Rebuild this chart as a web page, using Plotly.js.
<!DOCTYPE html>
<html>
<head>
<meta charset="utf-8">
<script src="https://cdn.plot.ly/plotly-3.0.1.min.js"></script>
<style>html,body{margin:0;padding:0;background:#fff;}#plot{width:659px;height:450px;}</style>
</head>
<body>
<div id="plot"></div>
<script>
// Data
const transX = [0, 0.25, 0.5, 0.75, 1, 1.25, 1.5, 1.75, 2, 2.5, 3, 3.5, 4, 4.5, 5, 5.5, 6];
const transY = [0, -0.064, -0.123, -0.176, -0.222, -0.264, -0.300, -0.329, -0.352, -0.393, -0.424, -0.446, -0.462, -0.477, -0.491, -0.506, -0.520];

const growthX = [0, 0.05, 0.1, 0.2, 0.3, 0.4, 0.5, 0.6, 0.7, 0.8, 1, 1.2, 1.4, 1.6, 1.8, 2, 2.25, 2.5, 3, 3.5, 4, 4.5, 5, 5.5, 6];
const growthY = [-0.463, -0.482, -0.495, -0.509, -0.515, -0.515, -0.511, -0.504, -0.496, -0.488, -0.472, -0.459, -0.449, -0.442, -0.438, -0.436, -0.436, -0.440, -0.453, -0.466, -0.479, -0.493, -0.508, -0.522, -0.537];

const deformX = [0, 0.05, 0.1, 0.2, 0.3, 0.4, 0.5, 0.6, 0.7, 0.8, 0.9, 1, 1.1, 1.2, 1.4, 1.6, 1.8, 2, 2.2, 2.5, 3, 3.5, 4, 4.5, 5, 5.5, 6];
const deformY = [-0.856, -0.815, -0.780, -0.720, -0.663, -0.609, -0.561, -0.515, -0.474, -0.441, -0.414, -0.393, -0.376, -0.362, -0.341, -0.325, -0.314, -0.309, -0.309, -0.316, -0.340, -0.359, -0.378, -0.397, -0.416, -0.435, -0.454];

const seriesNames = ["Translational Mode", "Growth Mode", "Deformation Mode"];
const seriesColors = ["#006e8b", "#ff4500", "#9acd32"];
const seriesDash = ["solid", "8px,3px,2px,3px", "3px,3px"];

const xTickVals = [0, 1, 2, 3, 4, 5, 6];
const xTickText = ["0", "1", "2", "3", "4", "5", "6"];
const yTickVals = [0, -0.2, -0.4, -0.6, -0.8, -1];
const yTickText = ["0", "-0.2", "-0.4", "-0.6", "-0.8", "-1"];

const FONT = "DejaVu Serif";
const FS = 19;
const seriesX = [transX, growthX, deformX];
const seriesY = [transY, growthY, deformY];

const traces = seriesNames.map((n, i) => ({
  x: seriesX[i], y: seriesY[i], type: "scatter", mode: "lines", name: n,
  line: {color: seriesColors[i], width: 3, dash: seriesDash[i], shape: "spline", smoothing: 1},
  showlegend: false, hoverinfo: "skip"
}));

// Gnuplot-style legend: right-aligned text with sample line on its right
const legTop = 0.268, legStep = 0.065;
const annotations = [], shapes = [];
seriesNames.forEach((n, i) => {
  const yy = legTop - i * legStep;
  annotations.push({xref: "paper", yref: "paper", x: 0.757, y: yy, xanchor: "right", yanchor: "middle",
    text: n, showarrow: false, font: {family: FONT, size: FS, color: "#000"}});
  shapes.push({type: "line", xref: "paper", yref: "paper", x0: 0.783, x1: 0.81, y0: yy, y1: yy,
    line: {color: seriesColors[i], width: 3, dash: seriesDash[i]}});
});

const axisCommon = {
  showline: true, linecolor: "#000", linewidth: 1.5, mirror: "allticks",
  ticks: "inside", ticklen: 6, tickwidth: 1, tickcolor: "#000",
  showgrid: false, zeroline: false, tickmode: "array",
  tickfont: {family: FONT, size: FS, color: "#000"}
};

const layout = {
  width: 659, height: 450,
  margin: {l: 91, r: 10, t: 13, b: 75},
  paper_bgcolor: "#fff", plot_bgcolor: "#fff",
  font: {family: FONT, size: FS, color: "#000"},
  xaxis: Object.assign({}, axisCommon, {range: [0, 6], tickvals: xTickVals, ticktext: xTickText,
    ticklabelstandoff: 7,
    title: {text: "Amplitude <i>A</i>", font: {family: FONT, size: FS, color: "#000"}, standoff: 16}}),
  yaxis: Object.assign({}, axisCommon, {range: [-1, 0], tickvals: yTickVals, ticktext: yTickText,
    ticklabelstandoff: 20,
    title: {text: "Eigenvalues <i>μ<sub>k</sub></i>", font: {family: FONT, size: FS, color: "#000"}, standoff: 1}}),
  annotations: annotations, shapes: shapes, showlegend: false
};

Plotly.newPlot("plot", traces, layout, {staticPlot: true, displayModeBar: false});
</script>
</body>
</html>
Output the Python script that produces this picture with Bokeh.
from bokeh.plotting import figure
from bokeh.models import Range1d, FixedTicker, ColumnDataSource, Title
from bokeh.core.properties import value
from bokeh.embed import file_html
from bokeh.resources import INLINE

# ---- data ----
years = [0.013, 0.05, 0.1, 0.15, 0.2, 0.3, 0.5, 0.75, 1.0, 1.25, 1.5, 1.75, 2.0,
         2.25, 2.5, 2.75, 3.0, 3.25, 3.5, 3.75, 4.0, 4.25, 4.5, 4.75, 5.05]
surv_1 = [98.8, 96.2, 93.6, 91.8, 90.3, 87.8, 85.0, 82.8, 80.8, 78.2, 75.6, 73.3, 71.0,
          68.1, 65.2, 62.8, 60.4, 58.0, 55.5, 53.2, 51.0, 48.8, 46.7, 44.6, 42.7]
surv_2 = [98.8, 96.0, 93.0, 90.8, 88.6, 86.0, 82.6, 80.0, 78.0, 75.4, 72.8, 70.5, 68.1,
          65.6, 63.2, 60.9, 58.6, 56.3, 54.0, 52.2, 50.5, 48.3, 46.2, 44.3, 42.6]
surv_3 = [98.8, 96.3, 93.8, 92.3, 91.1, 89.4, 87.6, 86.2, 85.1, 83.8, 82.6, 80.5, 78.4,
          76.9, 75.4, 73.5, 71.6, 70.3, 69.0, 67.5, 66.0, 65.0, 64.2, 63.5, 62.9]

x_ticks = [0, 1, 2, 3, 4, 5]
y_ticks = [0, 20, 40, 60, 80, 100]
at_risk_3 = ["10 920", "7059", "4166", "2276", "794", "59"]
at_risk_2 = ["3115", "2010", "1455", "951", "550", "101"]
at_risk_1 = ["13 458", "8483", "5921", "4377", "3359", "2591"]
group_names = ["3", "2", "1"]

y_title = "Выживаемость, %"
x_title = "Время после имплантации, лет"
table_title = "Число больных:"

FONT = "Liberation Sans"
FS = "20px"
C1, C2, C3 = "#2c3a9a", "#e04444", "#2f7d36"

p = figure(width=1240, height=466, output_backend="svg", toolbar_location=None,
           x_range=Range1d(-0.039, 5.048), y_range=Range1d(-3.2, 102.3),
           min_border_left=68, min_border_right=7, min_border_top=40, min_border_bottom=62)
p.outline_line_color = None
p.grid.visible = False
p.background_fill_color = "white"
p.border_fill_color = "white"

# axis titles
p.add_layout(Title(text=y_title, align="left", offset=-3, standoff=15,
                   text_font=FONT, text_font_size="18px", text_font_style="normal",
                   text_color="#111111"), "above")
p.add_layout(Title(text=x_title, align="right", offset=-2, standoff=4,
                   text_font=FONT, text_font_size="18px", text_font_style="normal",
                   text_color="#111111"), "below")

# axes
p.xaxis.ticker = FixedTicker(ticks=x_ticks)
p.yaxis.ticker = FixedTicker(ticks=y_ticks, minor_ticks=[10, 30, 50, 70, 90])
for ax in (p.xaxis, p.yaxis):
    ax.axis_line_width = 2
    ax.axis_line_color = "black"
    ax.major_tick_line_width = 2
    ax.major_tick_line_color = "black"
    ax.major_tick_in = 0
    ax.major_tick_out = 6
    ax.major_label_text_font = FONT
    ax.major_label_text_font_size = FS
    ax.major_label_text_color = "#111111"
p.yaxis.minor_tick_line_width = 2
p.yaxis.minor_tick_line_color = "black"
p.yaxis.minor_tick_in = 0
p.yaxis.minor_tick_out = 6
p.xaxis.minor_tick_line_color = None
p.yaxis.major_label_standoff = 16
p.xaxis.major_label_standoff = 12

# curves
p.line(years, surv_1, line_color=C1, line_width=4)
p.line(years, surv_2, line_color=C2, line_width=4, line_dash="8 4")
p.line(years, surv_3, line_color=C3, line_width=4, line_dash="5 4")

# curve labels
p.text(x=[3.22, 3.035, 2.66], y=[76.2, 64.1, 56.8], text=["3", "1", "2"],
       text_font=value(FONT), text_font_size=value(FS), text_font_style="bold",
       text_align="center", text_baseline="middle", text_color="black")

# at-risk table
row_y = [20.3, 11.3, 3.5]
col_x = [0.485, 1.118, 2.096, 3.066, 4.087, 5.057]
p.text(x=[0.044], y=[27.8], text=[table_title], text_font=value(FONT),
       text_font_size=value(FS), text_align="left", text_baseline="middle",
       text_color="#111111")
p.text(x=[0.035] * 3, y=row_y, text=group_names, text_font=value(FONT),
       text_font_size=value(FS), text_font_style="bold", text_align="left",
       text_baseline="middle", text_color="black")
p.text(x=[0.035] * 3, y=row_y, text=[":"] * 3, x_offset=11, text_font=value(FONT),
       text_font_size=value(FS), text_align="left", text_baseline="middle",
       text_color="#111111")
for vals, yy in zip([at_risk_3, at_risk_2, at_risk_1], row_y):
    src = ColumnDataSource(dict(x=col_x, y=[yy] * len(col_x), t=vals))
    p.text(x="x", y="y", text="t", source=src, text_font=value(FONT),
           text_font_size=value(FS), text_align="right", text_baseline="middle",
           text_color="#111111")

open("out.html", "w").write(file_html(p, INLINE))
....
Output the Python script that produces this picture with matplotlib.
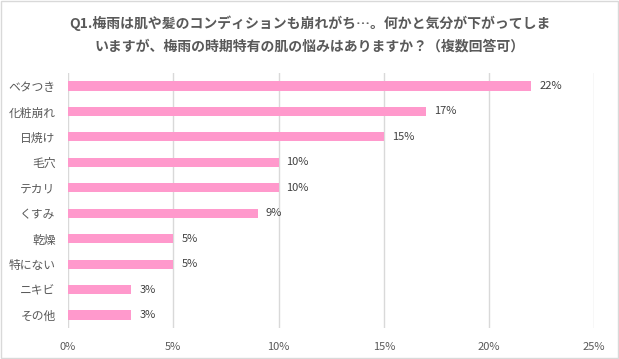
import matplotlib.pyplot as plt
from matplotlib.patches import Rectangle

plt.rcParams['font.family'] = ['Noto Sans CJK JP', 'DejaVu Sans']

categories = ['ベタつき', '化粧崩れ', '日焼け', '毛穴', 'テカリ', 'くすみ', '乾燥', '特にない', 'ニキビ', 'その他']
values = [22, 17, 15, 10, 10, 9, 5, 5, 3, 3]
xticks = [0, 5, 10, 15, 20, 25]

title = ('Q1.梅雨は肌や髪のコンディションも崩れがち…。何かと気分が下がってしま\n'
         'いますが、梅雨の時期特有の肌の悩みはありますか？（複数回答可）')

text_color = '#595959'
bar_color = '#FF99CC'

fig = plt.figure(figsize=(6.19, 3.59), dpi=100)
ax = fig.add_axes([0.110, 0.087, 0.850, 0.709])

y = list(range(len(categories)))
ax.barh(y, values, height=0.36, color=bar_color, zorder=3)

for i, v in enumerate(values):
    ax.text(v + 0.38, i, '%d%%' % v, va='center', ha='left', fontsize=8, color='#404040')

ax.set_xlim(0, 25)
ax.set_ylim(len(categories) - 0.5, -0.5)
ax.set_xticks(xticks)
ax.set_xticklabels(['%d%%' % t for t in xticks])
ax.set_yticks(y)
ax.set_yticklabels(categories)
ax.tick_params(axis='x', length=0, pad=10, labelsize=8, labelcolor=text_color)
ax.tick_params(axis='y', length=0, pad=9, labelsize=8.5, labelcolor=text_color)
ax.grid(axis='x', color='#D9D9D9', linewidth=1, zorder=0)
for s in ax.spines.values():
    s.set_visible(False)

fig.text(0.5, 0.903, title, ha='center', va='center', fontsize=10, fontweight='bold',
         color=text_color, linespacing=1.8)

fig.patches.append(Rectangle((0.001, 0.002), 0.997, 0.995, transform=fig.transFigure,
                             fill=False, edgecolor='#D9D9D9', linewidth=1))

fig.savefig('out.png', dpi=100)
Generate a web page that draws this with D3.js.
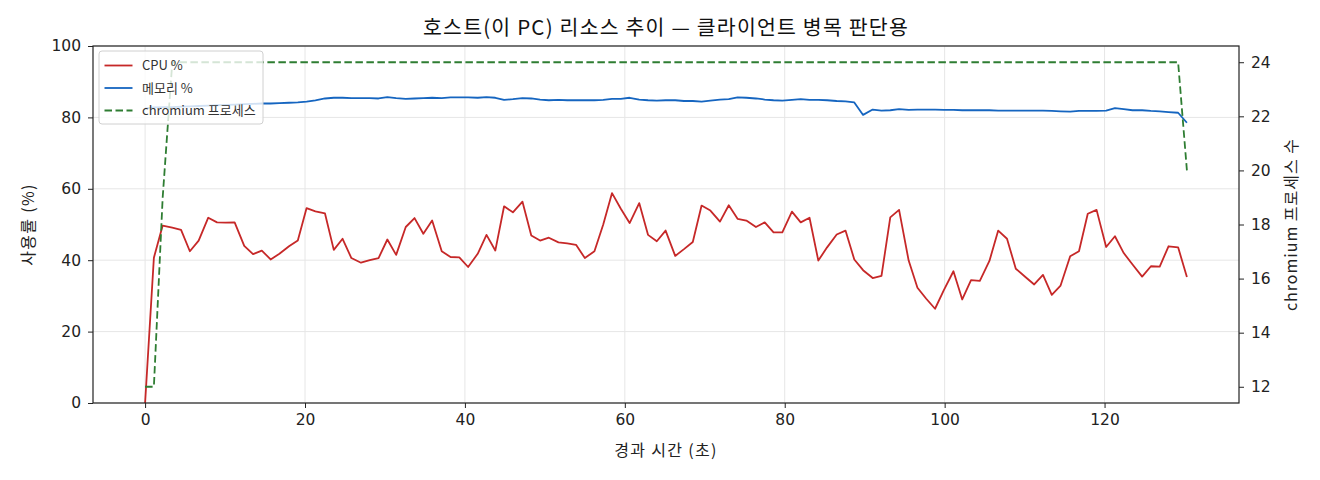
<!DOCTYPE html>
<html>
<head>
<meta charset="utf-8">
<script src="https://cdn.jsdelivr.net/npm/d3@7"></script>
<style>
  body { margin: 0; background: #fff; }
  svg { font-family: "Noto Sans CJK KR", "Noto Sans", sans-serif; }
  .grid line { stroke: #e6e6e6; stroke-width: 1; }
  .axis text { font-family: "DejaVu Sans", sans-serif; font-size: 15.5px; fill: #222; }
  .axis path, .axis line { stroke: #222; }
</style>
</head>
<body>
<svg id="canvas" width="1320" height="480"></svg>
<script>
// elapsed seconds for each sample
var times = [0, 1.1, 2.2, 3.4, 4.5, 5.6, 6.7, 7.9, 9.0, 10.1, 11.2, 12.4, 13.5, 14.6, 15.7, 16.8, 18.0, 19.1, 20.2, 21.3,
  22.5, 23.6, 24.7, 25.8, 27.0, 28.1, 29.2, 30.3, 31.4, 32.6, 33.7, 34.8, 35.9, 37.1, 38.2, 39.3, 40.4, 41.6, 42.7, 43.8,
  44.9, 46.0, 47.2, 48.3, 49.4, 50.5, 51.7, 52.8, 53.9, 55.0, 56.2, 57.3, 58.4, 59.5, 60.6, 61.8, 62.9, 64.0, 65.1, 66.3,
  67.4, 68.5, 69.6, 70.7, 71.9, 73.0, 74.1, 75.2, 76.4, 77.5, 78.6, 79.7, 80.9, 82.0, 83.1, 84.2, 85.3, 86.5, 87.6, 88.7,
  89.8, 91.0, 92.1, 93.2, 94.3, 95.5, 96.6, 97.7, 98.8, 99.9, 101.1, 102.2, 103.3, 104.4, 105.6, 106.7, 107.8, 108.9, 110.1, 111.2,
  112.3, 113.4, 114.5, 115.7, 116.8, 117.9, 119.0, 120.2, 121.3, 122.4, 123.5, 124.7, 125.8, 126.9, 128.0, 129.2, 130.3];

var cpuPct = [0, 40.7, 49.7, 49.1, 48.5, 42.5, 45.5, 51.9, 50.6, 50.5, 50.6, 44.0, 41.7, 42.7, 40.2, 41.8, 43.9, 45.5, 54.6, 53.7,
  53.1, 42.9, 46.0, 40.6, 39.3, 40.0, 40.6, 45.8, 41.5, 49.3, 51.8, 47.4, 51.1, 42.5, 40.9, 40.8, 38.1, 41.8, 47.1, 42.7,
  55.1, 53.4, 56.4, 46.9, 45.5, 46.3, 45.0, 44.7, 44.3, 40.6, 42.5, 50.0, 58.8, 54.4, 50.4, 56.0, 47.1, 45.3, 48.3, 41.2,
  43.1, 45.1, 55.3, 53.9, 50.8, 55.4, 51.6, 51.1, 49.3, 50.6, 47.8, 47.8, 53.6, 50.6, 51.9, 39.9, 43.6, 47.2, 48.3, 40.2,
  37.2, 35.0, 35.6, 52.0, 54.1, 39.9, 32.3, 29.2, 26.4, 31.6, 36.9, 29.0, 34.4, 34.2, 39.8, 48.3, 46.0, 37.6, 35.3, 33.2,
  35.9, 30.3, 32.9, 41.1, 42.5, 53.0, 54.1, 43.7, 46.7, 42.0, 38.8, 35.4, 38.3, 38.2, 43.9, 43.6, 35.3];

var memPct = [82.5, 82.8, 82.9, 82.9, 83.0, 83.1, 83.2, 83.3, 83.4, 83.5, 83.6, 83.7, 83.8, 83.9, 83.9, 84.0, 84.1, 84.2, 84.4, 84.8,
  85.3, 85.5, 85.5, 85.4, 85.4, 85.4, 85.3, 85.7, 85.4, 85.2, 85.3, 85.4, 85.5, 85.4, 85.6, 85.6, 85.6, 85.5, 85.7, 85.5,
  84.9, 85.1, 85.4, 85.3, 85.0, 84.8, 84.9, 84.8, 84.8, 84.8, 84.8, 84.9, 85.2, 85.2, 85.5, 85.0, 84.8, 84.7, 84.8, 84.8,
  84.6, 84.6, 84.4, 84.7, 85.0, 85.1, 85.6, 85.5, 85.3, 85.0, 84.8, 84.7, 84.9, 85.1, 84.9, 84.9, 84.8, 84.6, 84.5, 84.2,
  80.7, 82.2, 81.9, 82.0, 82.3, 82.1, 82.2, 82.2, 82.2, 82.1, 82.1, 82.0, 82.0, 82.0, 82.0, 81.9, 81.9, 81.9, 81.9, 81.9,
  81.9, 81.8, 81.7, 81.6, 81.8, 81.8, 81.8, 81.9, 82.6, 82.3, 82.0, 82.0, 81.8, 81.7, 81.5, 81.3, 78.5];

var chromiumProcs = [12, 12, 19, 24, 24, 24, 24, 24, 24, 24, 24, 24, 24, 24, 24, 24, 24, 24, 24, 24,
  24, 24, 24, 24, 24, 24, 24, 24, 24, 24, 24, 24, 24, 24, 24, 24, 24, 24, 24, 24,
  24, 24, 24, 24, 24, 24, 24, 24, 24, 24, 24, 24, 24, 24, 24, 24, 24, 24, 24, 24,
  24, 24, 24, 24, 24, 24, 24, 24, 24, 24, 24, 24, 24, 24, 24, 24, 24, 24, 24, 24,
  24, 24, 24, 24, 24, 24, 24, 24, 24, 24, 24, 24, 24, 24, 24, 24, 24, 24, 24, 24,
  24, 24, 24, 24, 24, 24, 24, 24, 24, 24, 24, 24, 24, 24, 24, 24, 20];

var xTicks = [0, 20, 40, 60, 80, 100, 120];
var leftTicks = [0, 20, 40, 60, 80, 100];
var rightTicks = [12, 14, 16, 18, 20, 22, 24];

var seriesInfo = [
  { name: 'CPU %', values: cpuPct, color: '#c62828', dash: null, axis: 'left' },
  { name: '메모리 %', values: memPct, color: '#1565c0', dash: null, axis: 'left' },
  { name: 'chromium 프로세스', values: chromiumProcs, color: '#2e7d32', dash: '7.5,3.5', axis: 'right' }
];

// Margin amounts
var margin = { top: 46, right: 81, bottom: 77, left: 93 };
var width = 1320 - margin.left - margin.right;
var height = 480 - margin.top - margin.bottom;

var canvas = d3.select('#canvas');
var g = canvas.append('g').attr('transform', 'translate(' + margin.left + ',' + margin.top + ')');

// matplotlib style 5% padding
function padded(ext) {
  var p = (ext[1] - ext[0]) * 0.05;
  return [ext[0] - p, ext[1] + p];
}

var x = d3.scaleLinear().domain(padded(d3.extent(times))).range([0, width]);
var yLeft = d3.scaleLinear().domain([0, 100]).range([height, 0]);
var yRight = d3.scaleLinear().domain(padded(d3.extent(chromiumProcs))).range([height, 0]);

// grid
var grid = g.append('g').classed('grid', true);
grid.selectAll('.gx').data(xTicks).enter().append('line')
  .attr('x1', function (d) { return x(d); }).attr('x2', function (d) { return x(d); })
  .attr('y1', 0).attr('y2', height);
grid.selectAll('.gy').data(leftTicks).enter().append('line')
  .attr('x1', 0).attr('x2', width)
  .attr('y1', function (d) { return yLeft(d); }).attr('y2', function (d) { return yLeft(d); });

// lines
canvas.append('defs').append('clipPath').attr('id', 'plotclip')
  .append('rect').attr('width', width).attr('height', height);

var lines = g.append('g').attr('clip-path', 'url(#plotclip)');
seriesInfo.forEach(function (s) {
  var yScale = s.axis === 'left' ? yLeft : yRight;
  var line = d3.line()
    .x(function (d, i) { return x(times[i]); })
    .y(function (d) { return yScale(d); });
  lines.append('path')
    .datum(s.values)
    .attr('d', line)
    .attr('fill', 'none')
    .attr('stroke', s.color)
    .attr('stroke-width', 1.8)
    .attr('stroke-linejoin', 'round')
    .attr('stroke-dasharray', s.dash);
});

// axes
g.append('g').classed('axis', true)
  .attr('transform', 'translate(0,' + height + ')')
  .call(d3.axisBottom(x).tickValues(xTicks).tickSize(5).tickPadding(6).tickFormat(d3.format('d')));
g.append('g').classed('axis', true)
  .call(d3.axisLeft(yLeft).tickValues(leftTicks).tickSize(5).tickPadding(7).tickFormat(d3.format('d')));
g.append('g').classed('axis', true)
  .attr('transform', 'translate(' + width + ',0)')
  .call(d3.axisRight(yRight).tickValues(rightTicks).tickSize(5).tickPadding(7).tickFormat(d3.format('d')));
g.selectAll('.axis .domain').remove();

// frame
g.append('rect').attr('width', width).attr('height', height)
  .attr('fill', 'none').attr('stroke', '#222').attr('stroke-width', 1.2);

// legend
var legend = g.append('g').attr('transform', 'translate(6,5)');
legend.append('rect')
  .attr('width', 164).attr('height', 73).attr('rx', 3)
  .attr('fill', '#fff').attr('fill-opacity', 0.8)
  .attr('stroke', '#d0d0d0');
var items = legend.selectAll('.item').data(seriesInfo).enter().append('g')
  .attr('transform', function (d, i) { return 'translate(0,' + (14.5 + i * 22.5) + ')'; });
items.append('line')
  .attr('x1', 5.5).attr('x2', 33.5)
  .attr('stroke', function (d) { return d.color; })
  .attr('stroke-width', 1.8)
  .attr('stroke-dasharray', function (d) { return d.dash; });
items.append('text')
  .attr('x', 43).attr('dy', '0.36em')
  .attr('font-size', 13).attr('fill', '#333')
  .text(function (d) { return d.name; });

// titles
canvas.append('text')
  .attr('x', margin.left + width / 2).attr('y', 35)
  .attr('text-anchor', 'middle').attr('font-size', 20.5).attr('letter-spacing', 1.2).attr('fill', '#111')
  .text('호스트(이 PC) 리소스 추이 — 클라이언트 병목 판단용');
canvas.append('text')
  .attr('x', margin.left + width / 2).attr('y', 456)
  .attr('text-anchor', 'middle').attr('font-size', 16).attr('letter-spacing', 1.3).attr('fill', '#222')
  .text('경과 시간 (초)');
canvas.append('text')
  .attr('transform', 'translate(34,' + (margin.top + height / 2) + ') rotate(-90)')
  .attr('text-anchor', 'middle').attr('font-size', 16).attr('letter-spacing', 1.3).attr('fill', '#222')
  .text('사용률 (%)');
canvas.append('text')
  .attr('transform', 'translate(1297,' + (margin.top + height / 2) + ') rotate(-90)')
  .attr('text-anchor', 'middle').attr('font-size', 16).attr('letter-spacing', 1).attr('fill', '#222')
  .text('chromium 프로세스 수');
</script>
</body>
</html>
....
▶ _WRITTEN REQUEST_
Copy out precisely the lines that begin at the line containing "Rebuild this chart" and end at the line containing "-0.491, -0.506, -0.520];", including both; write nothing else.

▶ _REPLY_
Rebuild this chart as a web page, using Plotly.js.
<!DOCTYPE html>
<html>
<head>
<meta charset="utf-8">
<script src="https://cdn.plot.ly/plotly-3.0.1.min.js"></script>
<style>html,body{margin:0;padding:0;background:#fff;}#plot{width:659px;height:450px;}</style>
</head>
<body>
<div id="plot"></div>
<script>
// Data
const transX = [0, 0.25, 0.5, 0.75, 1, 1.25, 1.5, 1.75, 2, 2.5, 3, 3.5, 4, 4.5, 5, 5.5, 6];
const transY = [0, -0.064, -0.123, -0.176, -0.222, -0.264, -0.300, -0.329, -0.352, -0.393, -0.424, -0.446, -0.462, -0.477, -0.491, -0.506, -0.520];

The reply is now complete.